In its various forms the Normanist theory prevails to this day among Western historians, particularly those of Germany and the Scandinavian countries (eg, H. Arbman, T. Arne, O. Hötzsch, K. Rahbek Schmidt, A. Stender-Petersen, G. Stöckl), among Russian émigré historians (eg, N. Beliaev, V. Kiparsky, V. Moshin, P. Struve, M. Taube, A. Vasiliev, and George Vernadsky), and among Polish historians (eg, H. Paszkiewicz). Most Western textbooks present the Normanist interpretation.
Soviet historiography, on the other hand, tended to be anti-Normanist. Although in the 1920s Normanist influences could still be found in the works of the prominent Soviet Russian historians Mikhail Pokrovsky and Aleksandr Presniakov, from the 1930s anti-Normanist views were officially sanctioned. They were expressed in the works of Soviet historians of Rus’ such as Boris Grekov, V. Mavrodin, A. Nasonov, and M. Tikhomirov, the archeologists M. Artamonov and Boris Rybakov, and the literary scholar D. Likhachev. All of them denounced the Normanist theory as unscientific, as did historians in other Soviet-bloc countries, particularly in Poland (eg, H. Łowmiański).
Since its inception the Normanist theory has been unpopular among Ukrainian historians. In the late 18th century the anonymous author(s) of Istoriia Rusov contended that the Kyivan state and the name ‘Rus'’ were of local, Slavic origin. The leading 19th-century Ukrainian anti-Normanists were Mykhailo Maksymovych, who polemicized with Mikhail Pogodin; Mykola Kostomarov, the author of the theory of the Lithuanian origin of Rus’; and Volodymyr Antonovych and members of his historical school in Kyiv, who either rejected the Norman legend of the Rus’ chronicles outright or denied its historical significance. In the early 20th century Mykhailo Hrushevsky contended that the Normanist theory has no historical basis and is simply unnecessary for explicating the origin of the Ukrainian Rus’ state. He did not, however, reject the fact that the Varangians contributed in some measure to the creation of the Kyivan empire. The literary scholar Mykhailo Vozniak held similar views, as did Dmytro Bahalii and other historians of Hrushevsky's generation.

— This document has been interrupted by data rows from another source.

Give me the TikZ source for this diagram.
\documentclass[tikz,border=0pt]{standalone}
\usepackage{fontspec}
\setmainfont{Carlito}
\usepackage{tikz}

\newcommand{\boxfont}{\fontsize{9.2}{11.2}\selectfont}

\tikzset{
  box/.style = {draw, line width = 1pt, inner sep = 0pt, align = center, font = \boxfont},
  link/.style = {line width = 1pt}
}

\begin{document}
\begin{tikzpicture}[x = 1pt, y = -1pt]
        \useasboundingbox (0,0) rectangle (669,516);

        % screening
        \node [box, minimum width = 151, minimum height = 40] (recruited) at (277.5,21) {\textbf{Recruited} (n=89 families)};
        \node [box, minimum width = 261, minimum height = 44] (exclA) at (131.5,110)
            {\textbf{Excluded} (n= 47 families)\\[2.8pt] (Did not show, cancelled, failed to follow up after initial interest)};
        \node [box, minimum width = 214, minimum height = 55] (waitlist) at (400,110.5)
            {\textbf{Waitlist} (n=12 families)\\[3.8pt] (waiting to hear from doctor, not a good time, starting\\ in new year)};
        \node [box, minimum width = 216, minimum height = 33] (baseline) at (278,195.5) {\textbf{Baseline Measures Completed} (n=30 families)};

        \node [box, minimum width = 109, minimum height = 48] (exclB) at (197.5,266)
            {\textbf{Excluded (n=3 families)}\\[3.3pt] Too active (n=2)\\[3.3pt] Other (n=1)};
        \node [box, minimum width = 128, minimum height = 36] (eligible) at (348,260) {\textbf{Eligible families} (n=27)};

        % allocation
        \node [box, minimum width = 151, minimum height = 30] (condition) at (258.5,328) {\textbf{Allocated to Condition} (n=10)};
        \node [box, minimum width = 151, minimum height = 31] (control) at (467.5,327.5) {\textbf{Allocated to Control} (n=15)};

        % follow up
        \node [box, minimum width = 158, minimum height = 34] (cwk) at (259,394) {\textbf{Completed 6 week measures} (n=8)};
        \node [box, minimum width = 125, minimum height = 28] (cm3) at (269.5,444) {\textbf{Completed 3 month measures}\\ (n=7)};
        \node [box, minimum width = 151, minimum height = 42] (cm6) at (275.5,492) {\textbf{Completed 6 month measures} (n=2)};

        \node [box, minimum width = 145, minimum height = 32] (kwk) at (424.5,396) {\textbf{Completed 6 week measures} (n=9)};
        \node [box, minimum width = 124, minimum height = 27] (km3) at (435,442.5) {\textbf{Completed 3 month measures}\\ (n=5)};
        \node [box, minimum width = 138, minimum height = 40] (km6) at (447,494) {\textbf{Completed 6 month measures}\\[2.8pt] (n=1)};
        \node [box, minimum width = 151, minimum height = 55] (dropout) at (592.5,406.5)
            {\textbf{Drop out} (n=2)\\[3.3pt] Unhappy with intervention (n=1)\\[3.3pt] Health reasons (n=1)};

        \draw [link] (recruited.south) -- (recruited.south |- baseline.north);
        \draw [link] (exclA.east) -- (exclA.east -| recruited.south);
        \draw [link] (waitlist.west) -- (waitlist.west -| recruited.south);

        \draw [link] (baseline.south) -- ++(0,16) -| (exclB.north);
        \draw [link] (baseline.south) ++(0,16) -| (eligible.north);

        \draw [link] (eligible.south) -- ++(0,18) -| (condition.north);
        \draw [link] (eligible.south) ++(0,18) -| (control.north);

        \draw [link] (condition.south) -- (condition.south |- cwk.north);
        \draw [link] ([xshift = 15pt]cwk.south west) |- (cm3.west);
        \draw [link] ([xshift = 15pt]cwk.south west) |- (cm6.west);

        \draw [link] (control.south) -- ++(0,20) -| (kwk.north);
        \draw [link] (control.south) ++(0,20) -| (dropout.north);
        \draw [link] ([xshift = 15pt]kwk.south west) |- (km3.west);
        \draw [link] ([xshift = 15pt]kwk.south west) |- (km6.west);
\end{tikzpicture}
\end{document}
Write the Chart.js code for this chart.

The Normanist theory had adherents among Ukrainian historians in interwar Galicia and the émigré community. Its influence is particularly evident in the works of Stepan Tomashivsky, but also in those of Mykola Chubaty, Myron Korduba, and Borys Krupnytsky (a ‘critical Normanist’). Serhii Shelukhyn's attempt at supplanting the Normanist theory with a Celtic one was not successful. Soviet Ukrainian historians by and large adhered to the anti-Normanist positions articulated by Mykhailo Hrushevsky, Dmytro Bahalii, and Volodymyr Parkhomenko. Most postwar Ukrainian émigré historians (eg, Nataliia Polonska-Vasylenko, Omeljan Pritsak) have rejected the classical Normanist theory and its various neo-Normanist modifications. Like Hrushevsky, however, they have not denied the Varangian influence in the political and economic life of the Kyivan state as it evolved into the Rus’ empire of the 10th and 11th centuries.